On occasion, Murphy, in a show of humility, has attempted to do just about every job in the plant in front of people who know better.

"It takes about two minutes to get around the plant: 'Murphy just botched it. He just wrecked another pair,'" he said.

Applause for adding jobs

Murphy was hired by Chairman and CEO Bill Sweasy Jr., 57, whose grandfather, J.R. Sweasy, was an accountant who became general manager of Red Wing Shoe and bought controlling interest in the company in 1918. The company is owned by about 200 Sweasy descendants, Red Wing residents, employees and retirees.

"The owners have been clear," Murphy said. "They want the company to prosper and they want a dividend. I remember one annual meeting about four years ago when I announced great earnings and they just sat there. Then I announced we'd hired 50 people and they applauded."

Red Wing Shoe is the biggest business in an industrial town of 16,000 where freight trains still run through the night along a riverfront that also is a pleasant public park. Red Wing Shoe, which also owns the tourist-attracting St.

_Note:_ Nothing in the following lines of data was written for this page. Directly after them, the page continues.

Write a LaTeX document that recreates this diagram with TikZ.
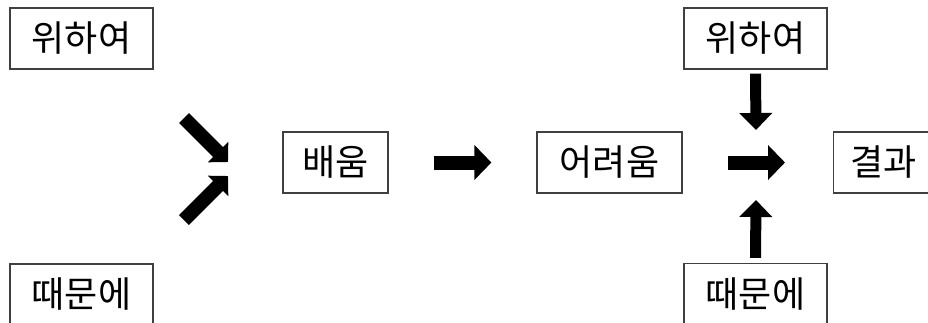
\documentclass[tikz,border=0pt]{standalone}
\usepackage{fontspec}
\newfontfamily\kor{Noto Sans CJK KR}
\usetikzlibrary{arrows.meta}
\tikzset{
	box/.style={draw=black!75,line width=1.2pt,minimum height=61pt,inner xsep=14pt,inner ysep=0pt,font=\kor\fontsize{36pt}{42pt}\selectfont},
	bigarrow/.style={line width=14pt,-{Triangle[length=17pt,width=34pt]}},
	thinarrow/.style={line width=11pt,-{Triangle[length=17pt,width=32pt]}},
	diagarrow/.style={line width=14pt,-{Triangle[length=14pt,width=28pt]}}
}
\begin{document}
\begin{tikzpicture}[x=1pt,y=-1pt]
		\useasboundingbox (0,0) rectangle (928,322);
		\node [box,minimum width=143pt] at (81.5,38.5) (wiL) {위하여};
		\node [box,minimum width=143pt] at (81.5,294.5) (ttL) {때문에};
		\node [box,minimum width=105pt] at (335.5,162.5) (baeum) {배움};
		\node [box,minimum width=145pt] at (609.5,162.5) (eoryeoum) {어려움};
		\node [box,minimum width=100pt,anchor=west] at (833,162.5) (gyeolgwa) {결과};
		\node [box,minimum width=143pt] at (755.5,38.5) (wiR) {위하여};
		\node [box,minimum width=143pt] at (755.5,294) (ttR) {때문에};
		\coordinate (tipA) at (228,162);
		\coordinate (tipB) at (228,176);
		\coordinate (tipC) at (756,130);
		\coordinate (tipD) at (756,200);
		\draw [diagarrow] (184,118) -- (tipA);
		\draw [diagarrow] (184,220) -- (tipB);
		\draw [bigarrow] ([xshift=45pt]baeum.east) -- ([xshift=-45pt]eoryeoum.west);
		\draw [bigarrow] ([xshift=45pt]eoryeoum.east) -- ([xshift=-48pt]gyeolgwa.west);
		\draw [thinarrow] ([yshift=-4pt]wiR.south) -- (tipC);
		\draw [thinarrow] ([yshift=5pt]ttR.north) -- (tipD);
	\end{tikzpicture}
\end{document}
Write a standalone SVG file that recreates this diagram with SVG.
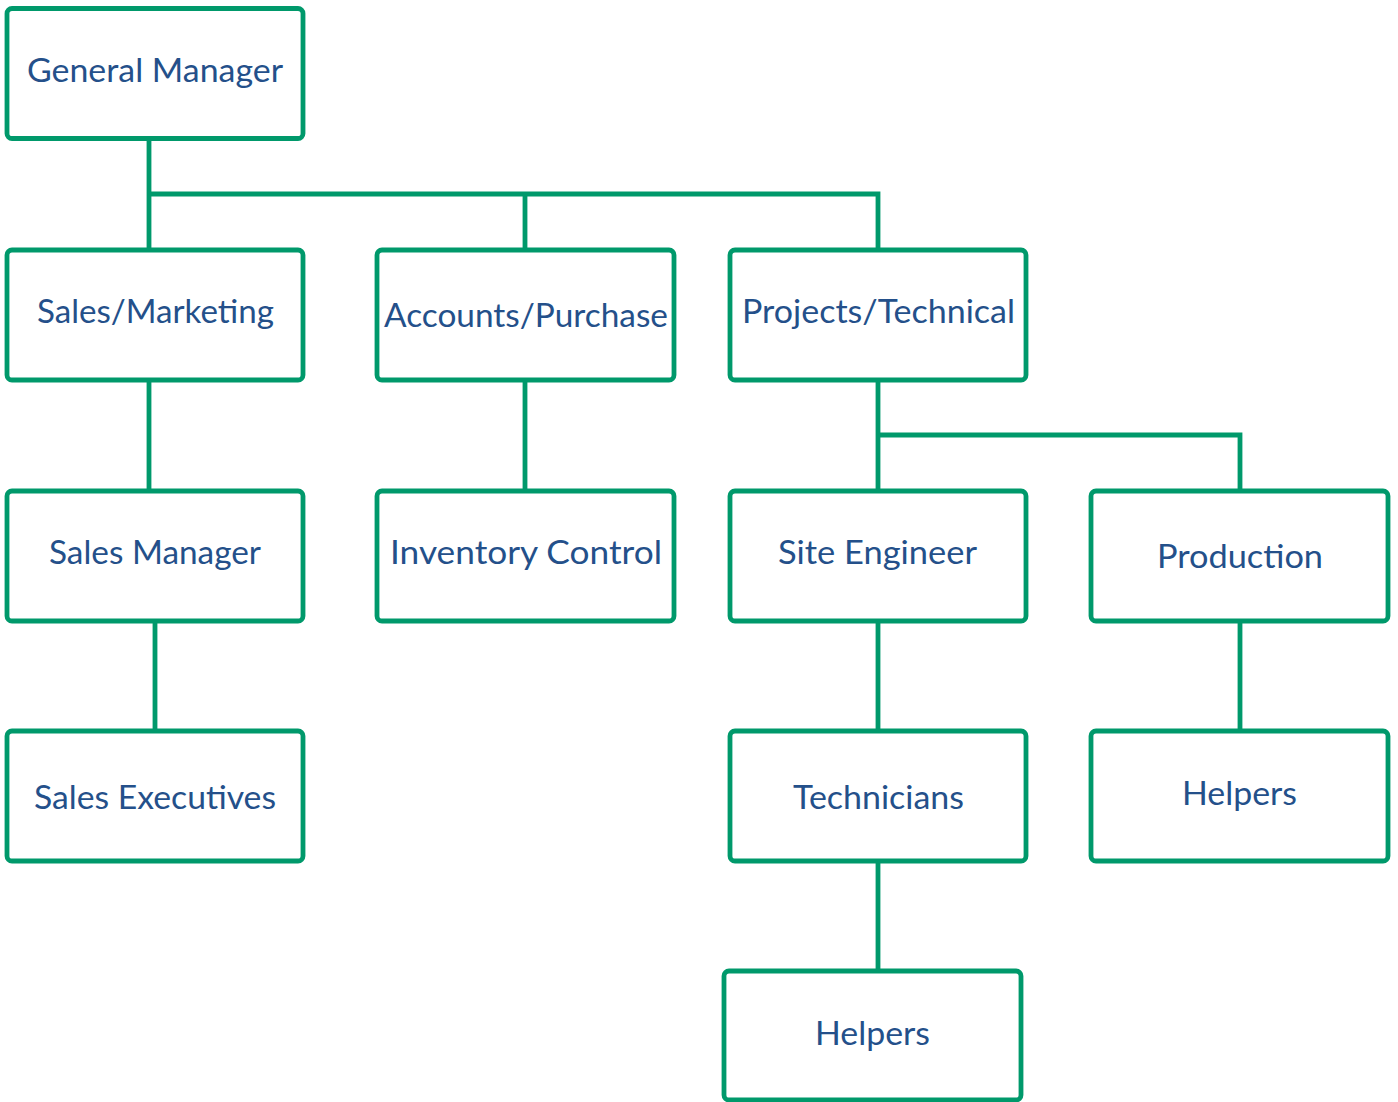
<svg xmlns="http://www.w3.org/2000/svg" width="1398" height="1102" viewBox="0 0 1398 1102">
<style>
.box{fill:#fff;stroke:#00996B;stroke-width:4.8}
.ln{fill:none;stroke:#00996B;stroke-width:4.8;stroke-linejoin:miter}
.t{font-family:Lato,"Open Sans","Liberation Sans",sans-serif;font-size:33px;font-weight:400;fill:#24508A;text-anchor:middle}
</style>
<rect width="1398" height="1102" fill="#fff"/>
<g id="connectors">
<path class="ln" d="M149 138V250M149 194H878V250M525 194V250"/>
<path class="ln" d="M149 380V491M525 380V491M878 380V491M878 435H1240V491"/>
<path class="ln" d="M155 621V731M878 621V731M1240 621V731M878 861V971"/>
</g>
<g id="general-manager"><rect class="box" x="7" y="8.5" width="296" height="130" rx="5"/><text class="t" x="155" y="82" textLength="256" lengthAdjust="spacingAndGlyphs">General Manager</text></g>
<g id="sales-marketing"><rect class="box" x="7" y="250" width="296" height="130" rx="5"/><text class="t" x="155.5" y="323" textLength="237" lengthAdjust="spacingAndGlyphs">Sales/Marketing</text></g>
<g id="accounts-purchase"><rect class="box" x="377" y="250" width="297" height="130" rx="5"/><text class="t" x="526" y="327" textLength="284" lengthAdjust="spacingAndGlyphs">Accounts/Purchase</text></g>
<g id="projects-technical"><rect class="box" x="730" y="250" width="296" height="130" rx="5"/><text class="t" x="878.5" y="323" textLength="273" lengthAdjust="spacingAndGlyphs">Projects/Technical</text></g>
<g id="sales-manager"><rect class="box" x="7" y="491" width="296" height="130" rx="5"/><text class="t" x="155" y="564" textLength="212" lengthAdjust="spacingAndGlyphs">Sales Manager</text></g>
<g id="inventory-control"><rect class="box" x="377" y="491" width="297" height="130" rx="5"/><text class="t" x="526" y="564" textLength="272" lengthAdjust="spacingAndGlyphs">Inventory Control</text></g>
<g id="site-engineer"><rect class="box" x="730" y="491" width="296" height="130" rx="5"/><text class="t" x="877.5" y="564" textLength="199" lengthAdjust="spacingAndGlyphs">Site Engineer</text></g>
<g id="production"><rect class="box" x="1091" y="491" width="297" height="130" rx="5"/><text class="t" x="1240" y="568" textLength="166" lengthAdjust="spacingAndGlyphs">Production</text></g>
<g id="sales-executives"><rect class="box" x="7" y="731" width="296" height="130" rx="5"/><text class="t" x="155" y="809" textLength="242" lengthAdjust="spacingAndGlyphs">Sales Executives</text></g>
<g id="technicians"><rect class="box" x="730" y="731" width="296" height="130" rx="5"/><text class="t" x="878.5" y="809" textLength="171" lengthAdjust="spacingAndGlyphs">Technicians</text></g>
<g id="helpers-production"><rect class="box" x="1091" y="731" width="297" height="130" rx="5"/><text class="t" x="1239.5" y="805" textLength="115" lengthAdjust="spacingAndGlyphs">Helpers</text></g>
<g id="helpers-technicians"><rect class="box" x="724" y="971" width="297" height="129" rx="5"/><text class="t" x="872.5" y="1045" textLength="115" lengthAdjust="spacingAndGlyphs">Helpers</text></g>
</svg>
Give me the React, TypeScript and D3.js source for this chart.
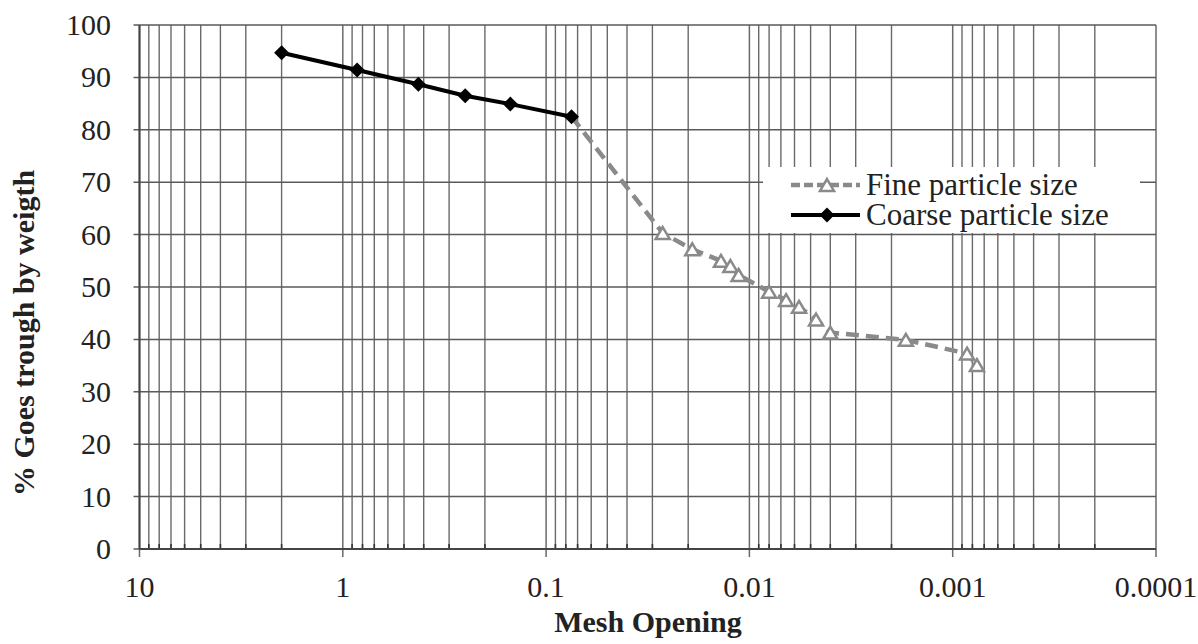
import React from "react";
import * as d3 from "d3";

// Sieve analysis: mesh opening (mm) vs. % passing by weight
const coarseOpening = [2.0, 0.85, 0.425, 0.25, 0.15, 0.075];
const coarsePassing = [94.7, 91.4, 88.7, 86.5, 84.9, 82.5];

const fineOpening = [0.075, 0.0267, 0.0191, 0.0138, 0.0124, 0.0113, 0.008, 0.0066, 0.0057, 0.0047, 0.004, 0.0017, 0.00085, 0.00076];
const finePassing = [82.5, 60.3, 57.2, 55.0, 54.0, 52.3, 49.1, 47.5, 46.2, 43.8, 41.3, 39.9, 37.3, 35.1];

const xMajorTicks = [10, 1, 0.1, 0.01, 0.001, 0.0001];
const xTickLabels = ["10", "1", "0.1", "0.01", "0.001", "0.0001"];
const yTicks = [0, 10, 20, 30, 40, 50, 60, 70, 80, 90, 100];

const seriesNames = ["Fine particle size", "Coarse particle size"];

const W = 1198;
const H = 644;
const left = 139.5;
const right = 1156;
const top = 25;
const bottom = 549;

const FONT = "Liberation Serif";
const GRID = "#6a6a6a";
const FINE = "#8a8a8a";

function triangle(cx: number, cy: number, s = 7) {
  return `M${cx},${cy - s * 0.85} L${cx + s},${cy + s * 0.85} L${cx - s},${cy + s * 0.85} Z`;
}
function diamond(cx: number, cy: number, s = 7.5) {
  return `M${cx},${cy - s} L${cx + s},${cy} L${cx},${cy + s} L${cx - s},${cy} Z`;
}

export default function App() {
  const x = d3.scaleLog().domain([10, 0.0001]).range([left, right]);
  const y = d3.scaleLinear().domain([0, 100]).range([bottom, top]);

  // minor lines: 2..9 times each decade
  const minor: number[] = [];
  for (let e = -4; e <= 0; e++) {
    const base = Math.pow(10, e);
    for (let k = 2; k <= 9; k++) minor.push(+(k * base).toPrecision(3));
  }

  const line = d3
    .line<[number, number]>()
    .x((d) => x(d[0]))
    .y((d) => y(d[1]));

  const fine: [number, number][] = fineOpening.map((v, i) => [v, finePassing[i]]);
  const coarse: [number, number][] = coarseOpening.map((v, i) => [v, coarsePassing[i]]);

  const legX0 = 791;
  const legX1 = 860;
  const legMid = 827;
  const legY1 = 185;
  const legY2 = 215;

  return (
    <div style={{ position: "absolute", left: 0, top: 0 }}>
      <svg width={W} height={H} style={{ display: "block", background: "#fff" }}>
        <rect x={0} y={0} width={W} height={H} fill="#fff" />

        {/* vertical minor grid */}
        {minor.map((v) => (
          <g key={"m" + v}>
            <line x1={x(v)} x2={x(v)} y1={top} y2={bottom} stroke={GRID} strokeWidth={1.4} />
            <line x1={x(v)} x2={x(v)} y1={bottom - 5} y2={bottom} stroke="#333" strokeWidth={1.6} />
          </g>
        ))}
        {/* vertical major grid */}
        {xMajorTicks.map((v) => (
          <line key={"M" + v} x1={x(v)} x2={x(v)} y1={top} y2={bottom + 8} stroke={GRID} strokeWidth={1.5} />
        ))}
        {/* horizontal grid */}
        {yTicks.map((v) => (
          <line key={"h" + v} x1={left - 6} x2={right} y1={y(v)} y2={y(v)} stroke="#5a5a5a" strokeWidth={1.5} />
        ))}
        {/* axes */}
        <line x1={left} x2={left} y1={top} y2={bottom} stroke="#444" strokeWidth={2} />
        <line x1={left} x2={right} y1={bottom} y2={bottom} stroke="#444" strokeWidth={2} />

        {/* fine fraction */}
        <path d={line(fine) || ""} fill="none" stroke={FINE} strokeWidth={4.5} strokeDasharray="13 7" />
        {fine.slice(1).map((d, i) => (
          <path key={"t" + i} d={triangle(x(d[0]), y(d[1]))} fill="#fff" stroke={FINE} strokeWidth={2.5} />
        ))}

        {/* coarse fraction */}
        <path d={line(coarse) || ""} fill="none" stroke="#000" strokeWidth={4} />
        {coarse.map((d, i) => (
          <path key={"d" + i} d={diamond(x(d[0]), y(d[1]))} fill="#000" />
        ))}

        {/* legend */}
        <rect x={763} y={167} width={377} height={66} fill="#fff" />
        <line x1={legX0} x2={legX1} y1={legY1} y2={legY1} stroke={FINE} strokeWidth={4.5} strokeDasharray="9 4" />
        <path d={triangle(legMid, legY1)} fill="#fff" stroke={FINE} strokeWidth={2.5} />
        <text x={866} y={195} fontFamily={FONT} fontSize={31} fill="#222">{seriesNames[0]}</text>
        <line x1={legX0} x2={legX1} y1={legY2} y2={legY2} stroke="#000" strokeWidth={4} />
        <path d={diamond(legMid, legY2)} fill="#000" />
        <text x={866} y={225} fontFamily={FONT} fontSize={31} fill="#222">{seriesNames[1]}</text>

        {/* tick labels */}
        {xMajorTicks.map((v, i) => (
          <text key={"xl" + v} x={x(v)} y={597} textAnchor="middle" fontFamily={FONT} fontSize={30} fill="#222">
            {xTickLabels[i]}
          </text>
        ))}
        {yTicks.map((v) => (
          <text key={"yl" + v} x={111} y={y(v) + 10} textAnchor="end" fontFamily={FONT} fontSize={30} fill="#222">
            {v}
          </text>
        ))}

        {/* axis titles */}
        <text x={648} y={632} textAnchor="middle" fontFamily={FONT} fontSize={30} fontWeight="bold" fill="#222">
          Mesh Opening
        </text>
        <text
          transform={`translate(34,333) rotate(-90)`}
          textAnchor="middle"
          fontFamily={FONT}
          fontSize={30}
          fontWeight="bold"
          fill="#222"
        >
          % Goes trough by weigth
        </text>
      </svg>
    </div>
  );
}
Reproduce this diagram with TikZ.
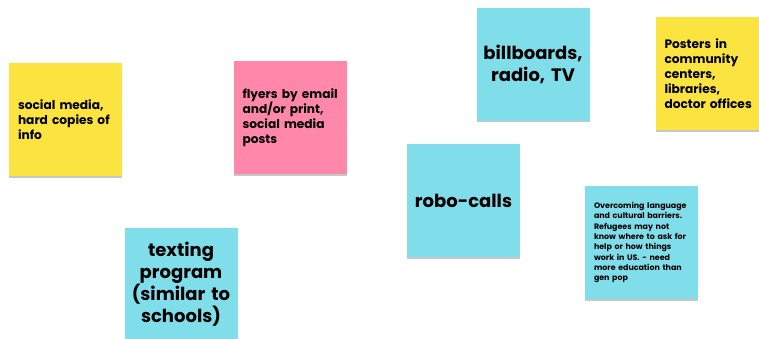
\documentclass[tikz,border=0pt]{standalone}
\usepackage{fontspec}
\setmainfont{Poppins}[BoldFont={* Bold}]
\usetikzlibrary{shadows}
\definecolor{stickyyellow}{HTML}{FBE43F}
\definecolor{stickypink}{HTML}{FF88AA}
\definecolor{stickycyan}{HTML}{80DDEA}
\hfuzz=20pt
\tikzset{
  note/.style={rectangle, minimum width=113pt, minimum height=113pt,
    inner xsep=9pt, inner ysep=0pt, text width=95pt,
    drop shadow={shadow xshift=0pt, shadow yshift=-1.5pt, opacity=0.22, fill=black}},
  small/.style={align=left, font=\bfseries\fontsize{12.2}{15}\selectfont},
  big/.style={align=center, inner xsep=1pt, text width=111pt,
    font=\bfseries\fontsize{18}{22}\selectfont},
  tiny/.style={align=left, font=\bfseries\fontsize{7.9}{10.3}\selectfont},
}
\begin{document}
\begin{tikzpicture}[x=1pt, y=-1pt]
  \useasboundingbox[fill=white] (0,0) rectangle (759,339);
  % sticky notes, positioned by their centres
  \node[note, small, fill=stickyyellow] (social) at (65.5,119.5)
    {social~media,\\hard~copies~of\\info};
  \node[note, small, fill=stickypink] (flyers) at (290,117.5)
    {flyers~by~email\\and/or~print,\\social~media\\posts};
  \node[note, big, fill=stickycyan] (billboards) at (533,64.5)
    {billboards,\\radio, TV};
  \node[note, small, fill=stickyyellow] (posters) at (712,74)
    {Posters~in\\community\\centers,\\libraries,\\doctor~offices};
  \node[note, big, fill=stickycyan] (robo) at (463.5,200.5)
    {robo-calls};
  \node[note, tiny, fill=stickycyan] (barriers) at (641.5,242.5)
    {Overcoming~language\\and~cultural~barriers.\\Refugees~may~not\\know~where~to~ask~for\\help~or~how~things\\work~in~US.~-~need\\more~education~than\\gen~pop};
  \node[note, big, fill=stickycyan] (texting) at (181,284.5)
    {texting\\program\\(similar to\\schools)};
\end{tikzpicture}
\end{document}
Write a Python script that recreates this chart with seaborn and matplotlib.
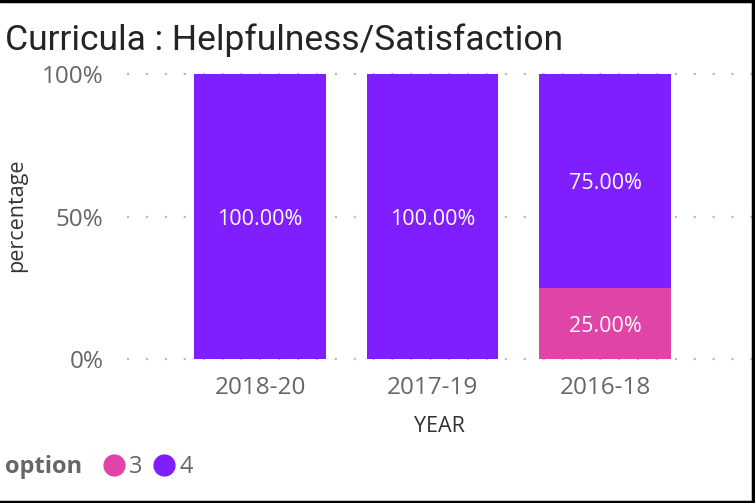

James Hotel and several commercial buildings, is the community's single-largest property taxpayer and, with the Sweasy family, patron of local charities and arts.

At the end of the production line, Michael Newman, 61, a 44-year employee, "finishes" another pair of boots by trimming a bit of cement glue from the bottoms, rubbing out a dye mark and applying a leather conditioner.

Every Red Wing shoe is made from leather prepared at the company's S.B. Foot tannery in town, one of the last big U.S. leather processors. It provides Red Wing and several other factories here and in China with colored skins such as "Charcoal Abilene," "Skagway" and "Black Cherry."

"On a good day, I'll finish 830 pair," said Newman, preparing a $225 pair of Red Wing Model 877, a generations-old, lace-up hunting boot with a white sole that Japanese men also buy for casual wear. "Iron workers also like it," Newman said.